I have a very bad habit of being late. I don’t want to be late and I usually believe I’m trying really hard to not be. Other people’s time is just as if not more important than mine and I’m aware of how rude it is to take precious moments from someone else’s day because they are waiting on me. My tardiness isn’t routed in a lack of awareness for time and the lives of others, it’s a habit I lean on because it fulfills what I refer to as my never-ending need to do one more thing.

The alarm rang at 4:45 this morning and instantly I was on. I’m on from the time I open my eyes until the moment I go to sleep at night. My brain is usually in over-drive, cataloguing things I feel need done to keep order in my life, to accomplish what I want to accomplish, to stay ahead. I just feel better when I leave for work and the plants, workout done, laundry folded, house picked up, that picture frame that broke a few months back glued back together, a hole from a nail in the wall patched and painted, and the bags ready to go to Goodwill loaded in to my trunk, which I will drop off on the way to the office.

Most of my life, I have believed that by living like this, I was being efficient.
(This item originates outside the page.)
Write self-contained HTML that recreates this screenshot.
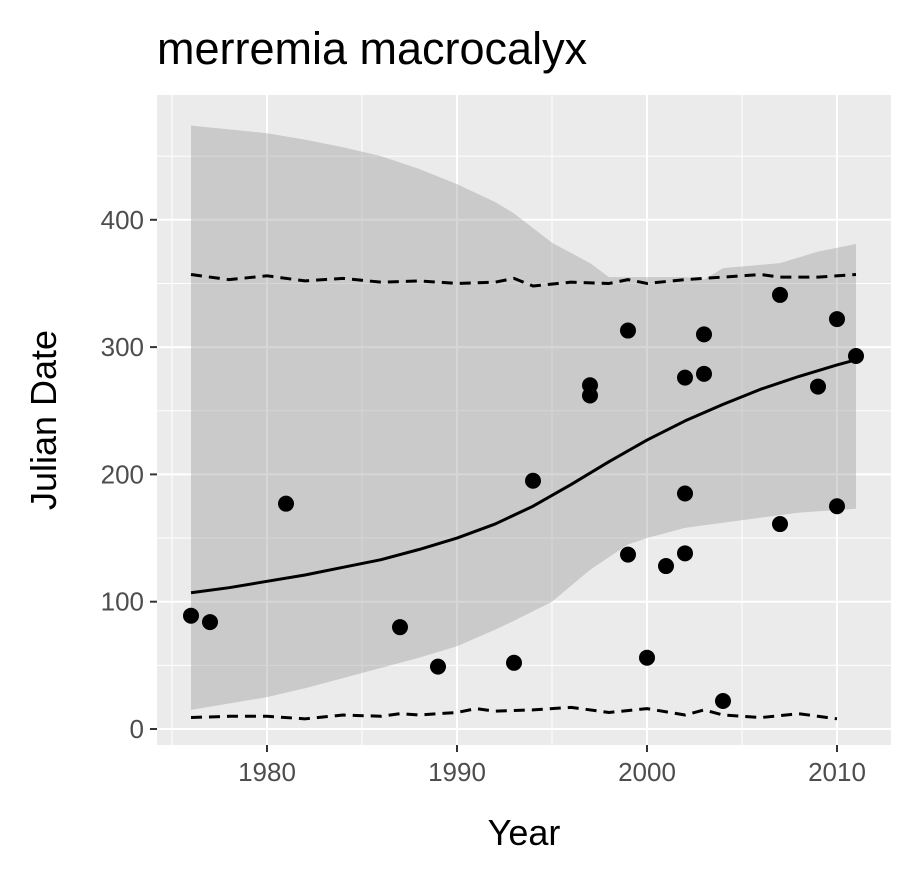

I was allowing myself the organization and determination to accomplish more, be more. Last week, though, when I walked out of work an hour and twenty-five minutes later than I had planned on leaving in order to meet Matt and friends for dinner, instead of feeling satisfied that I had gotten everything done, I felt guilty and worn-down. And believe me, this was not a new feeling. It’s becoming increasingly hard to shake the feelings of disappointment and remorse as I show up late again, because I was finishing up something else.

Because I’m a half-glass-full, if it’s broke, I can fix it, and if it’s not broke, it probably still needs fixed kind of woman, that feeling that despite everything I am able to get done in a day, I’m still losing has become undeniable. So, here I am, amidst a pile of to-do-lists and best intentions, an anxious, often-late, albeit, fairly polished mess. What now?

I used to contemplate ways to become more efficient in order to get more done and legitimately, there still are plenty of things I can do to become more efficient and manage my time better. But what I realize now is there’s really no sense in honing those efficiency skills if I’m just going to fill the space I create with more things to do–making myself, as usual, just a little late for the next thing.

In no way am I advocating leaving the things that need done completely undone. I’m reflecting–or better yet, trying to remind myself–that perfection is a silent killer of many things, timeliness being one of them. My obsessive need to find the perfect picture for a blog-post before I allow myself to post, to not walk out of the bathroom without wrapping up the curling iron, even though I’m already in a rush, to fret about the page on the station’s website that needs updating, even though no one has noticed and it’s been months–these are all things I obsess over because if they are on my list, and I’m working towards them, then I can control them. I create an illusion of control for myself by creating more lists and doing one more thing with each spare moment that I have, and coming full-circle, making myself late for nearly everything, which leaves me spinning.

Here goes–one foot in front of the other. Today, I’ll allow myself to do what I can, to do things in spite of them not being perfect or maybe even complete, to give up control and keep moving forward. Today, I’ll be a little more on-time.